The economic reforms of the post-Mao era would have been much easier to implement if the spectre of Mao Zedong wasn’t hanging over China, so why did (and still do) the Communist Party leaders continue to venerate his personality cult? Simply, Mao, as the party’s revolutionary founder and the one who expelled the Japanese during the Second World War, is what gives the Communist Party its legitimacy. Without preserving the personality cult many officials believed the party would collapse in much the same way the Soviet Union did in 1989.

So the Gang of Four, with Jiang Qing as the leader, were blamed for the worst of the atrocities committed during the Cultural Revolution. And Confucianism, which was so entrenched in the Chinese psyche that it would have been almost impossible to kill off completely, crept back into the culture, albeit more benignly in the beginning.

Since coming to power, President Xi has invoked Confucius more often and more readily than any other leader in the post-Mao era. Speaking at the All-China Women’s Federation in February, he outlined the role of women in Chinese society. He talked about them shaping ‘family values’, ‘taking care of elders’ and ‘educating children.’ In other words, women – in the eyes of President Xi – should stick to traditional gender roles as laid out by the first century BC teachings of Confucius.

This is, unfortunately, the kind of high-level ignorance feminists in China have to overcome. The sentiments expressed by Xi are, in a way, Chinese values that have been refined over millennia and, thus, are not easily overcome.

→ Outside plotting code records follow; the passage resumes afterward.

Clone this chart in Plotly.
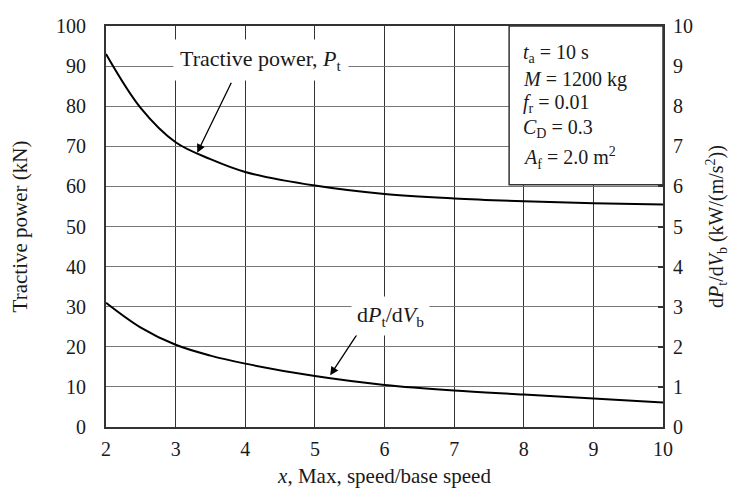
import plotly.graph_objects as go

# Data
x_ratio = [2, 2.5, 3, 3.5, 4, 5, 6, 7, 8, 9, 10]
tractive_power = [93, 79.5, 71, 66.8, 63.6, 60.2, 58.1, 57.0, 56.3, 55.8, 55.5]
dpt_dvb = [3.1, 2.48, 2.05, 1.78, 1.58, 1.27, 1.05, 0.91, 0.81, 0.71, 0.61]

x_ticks = [2, 3, 4, 5, 6, 7, 8, 9, 10]
y_ticks = [0, 10, 20, 30, 40, 50, 60, 70, 80, 90, 100]
y2_ticks = [0, 1, 2, 3, 4, 5, 6, 7, 8, 9, 10]

params = [
    "<i>t</i><sub>a</sub> = 10 s",
    "<i>M</i> = 1200 kg",
    "<i>f</i><sub>r</sub> = 0.01",
    "<i>C</i><sub>D</sub> = 0.3",
    "<i>A</i><sub>f</sub> = 2.0 m<sup>2</sup>",
]
param_y = [93.2, 86.7, 80.6, 74.5, 67.0]

FONT = "Liberation Serif, Times New Roman, serif"
TXT = "#1a1a1a"

fig = go.Figure()
fig.add_trace(go.Scatter(x=x_ratio, y=tractive_power, mode="lines",
                         line=dict(color="black", width=2, shape="spline"),
                         showlegend=False, yaxis="y"))
fig.add_trace(go.Scatter(x=x_ratio, y=dpt_dvb, mode="lines",
                         line=dict(color="black", width=2, shape="spline"),
                         showlegend=False, yaxis="y2"))

fig.update_layout(
    width=728, height=485,
    margin=dict(l=98, r=73, t=7, b=66),
    paper_bgcolor="white", plot_bgcolor="white",
    font=dict(family=FONT, size=20, color=TXT),
    xaxis=dict(range=[2, 10], tickvals=x_ticks, showgrid=True,
               gridcolor="#333", gridwidth=1.2, zeroline=False,
               showline=True, linecolor="#333", linewidth=2, mirror=True,
               ticks="", ticklabelstandoff=3, tickfont=dict(size=20),
               ticklabeloverflow="allow",
               title=dict(text="<i>x</i>, Max, speed/base speed", font=dict(size=21), standoff=9)),
    yaxis=dict(range=[0, 100], tickvals=y_ticks, showgrid=True,
               gridcolor="#777", gridwidth=1.2, zeroline=False,
               showline=True, linecolor="#333", linewidth=2,
               ticks="", ticklabelstandoff=14, tickfont=dict(size=20),
               ticklabeloverflow="allow",
               title=dict(text="Tractive power (kN)", font=dict(size=21), standoff=26)),
    yaxis2=dict(range=[0, 10], tickvals=y2_ticks, overlaying="y", side="right",
                showgrid=False, zeroline=False, showline=True, linecolor="#333", linewidth=2,
                ticks="inside", ticklen=5, tickcolor="#333", tickwidth=1.5,
                ticklabelstandoff=4, tickfont=dict(size=20),
                ticklabeloverflow="allow",
                title=dict(text="d<i>P</i><sub>t</sub>/d<i>V</i><sub>b</sub> (kW/(m/s<sup>2</sup>))",
                           font=dict(size=20), standoff=17)),
)

# Parameter box
fig.add_shape(type="rect", xref="x", yref="y", x0=7.79, x1=10, y0=60.4, y1=100,
              line=dict(color="#333", width=1.5), fillcolor="white", layer="above")
for txt, yy in zip(params, param_y):
    fig.add_annotation(x=7.96, y=yy, xref="x", yref="y", text=txt, showarrow=False,
                       xanchor="left", yanchor="middle", font=dict(size=20, color=TXT))

# Curve labels with arrows
fig.add_annotation(x=3.31, y=68.4, ax=3.81, ay=86.2, axref="x", ayref="y",
                   xref="x", yref="y", text="", showarrow=True,
                   arrowhead=2, arrowsize=1.3, arrowwidth=1.3, arrowcolor="black")
fig.add_annotation(x=4.23, y=91.5, xref="x", yref="y",
                   text="Tractive power, <i>P</i><sub>t</sub>", showarrow=False,
                   bgcolor="white", borderpad=6, font=dict(size=22, color=TXT))

fig.add_annotation(x=5.22, y=12.9, ax=5.62, ay=23.5, axref="x", ayref="y",
                   xref="x", yref="y", text="", showarrow=True,
                   arrowhead=2, arrowsize=1.3, arrowwidth=1.3, arrowcolor="black")
fig.add_annotation(x=6.08, y=27.7, xref="x", yref="y",
                   text="d<i>P</i><sub>t</sub>/d<i>V</i><sub>b</sub>", showarrow=False,
                   bgcolor="white", borderpad=5, font=dict(size=22, color=TXT))

fig.write_html("out.html")
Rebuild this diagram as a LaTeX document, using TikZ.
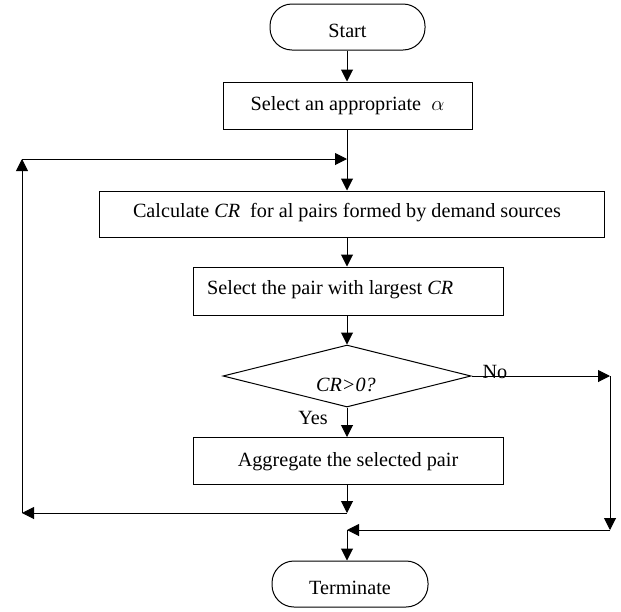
\documentclass[tikz,border=0pt]{standalone}
\usepackage{fontspec}
\setmainfont{Liberation Serif}
\usetikzlibrary{arrows.meta,shapes.geometric}
\begin{document}
\begin{tikzpicture}[x=1pt,y=-1pt,
  every node/.style={font=\fontsize{20.2}{24}\selectfont, inner sep=0pt},
  box/.style={draw, line width=1pt, rectangle},
  term/.style={draw, line width=1pt, rectangle, rounded corners=22pt, minimum width=155pt, minimum height=46pt},
  dia/.style={draw, line width=1pt, diamond, minimum width=248pt, minimum height=62pt},
  arr/.style={line width=1pt, -{Triangle[length=12pt,width=12pt]}},
  ln/.style={line width=1pt}]
\useasboundingbox (0,0) rectangle (621,611);

\node[term] (start) at (347.5,27) {};
\node (startt) at (347.5,31) {Start};
\node[box, minimum width=249pt, minimum height=47pt] (alpha) at (347.5,105.5) {};
\node (alphat) at (347.5,106) {Select an appropriate \ $\alpha$};
\node[box, minimum width=505pt, minimum height=46pt] (calc) at (351.5,214) {};
\node (calct) at (347,213) {Calculate \textit{CR} \ for al pairs formed by demand sources};
\node[box, minimum width=310pt, minimum height=48pt] (sel) at (348,291) {};
\node[anchor=west] (selt) at (207,290) {Select the pair with largest \textit{CR}};
\node[dia] (dec) at (347,376) {};
\node (dect) at (346,385) {\textit{CR>0?}};
\node[box, minimum width=310pt, minimum height=47pt] (agg) at (348,461) {};
\node (aggt) at (348,462) {Aggregate the selected pair};
\node[term, minimum width=156pt] (term) at (350,584) {};
\node (termt) at (350,588) {Terminate};

\node (no) at (495,372) {No};
\node (yes) at (313,418) {Yes};

\coordinate (J1) at (347,159);
\coordinate (J2) at (347,513);
\coordinate (L1) at (22,513);
\coordinate (L2) at (22,159);
\coordinate (R1) at (610,376);
\coordinate (R2) at (610,530);
\coordinate (J3) at (347,530);

\draw[arr] (start.south -| J1) -- (alpha.north -| J1);
\draw[arr] (alpha.south -| J1) -- (calc.north -| J1);
\draw[arr] (calc.south -| J1) -- (sel.north -| J1);
\draw[arr] (sel.south -| J1) -- (dec.north);
\draw[arr] (dec.south) -- (agg.north -| J1);
\draw[arr] (agg.south -| J1) -- (J2);
\draw[arr] (J2) -- (L1);
\draw[arr] (L1) -- (L2);
\draw[arr] (L2) -- (J1);
\draw[arr] (dec.east) -- (R1);
\draw[arr] (R1) -- (R2);
\draw[arr] (R2) -- (J3);
\draw[arr] (J3) -- (term.north -| J3);
\end{tikzpicture}
\end{document}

Nevertheless, the situation is not entirely hopeless. Modern China has shown a remarkable ability to reform, change and adapt at an almost unprecedented speed and scale. Activists like those arrested on the eve of International Women’s Day are ensuring issues of gender equality and sexual violence are brought to the fore of public debate. Any significant shift in social attitudes has to be driven from below and there are an increasing number of people standing up and saying the status quo is not fair, that things have to change.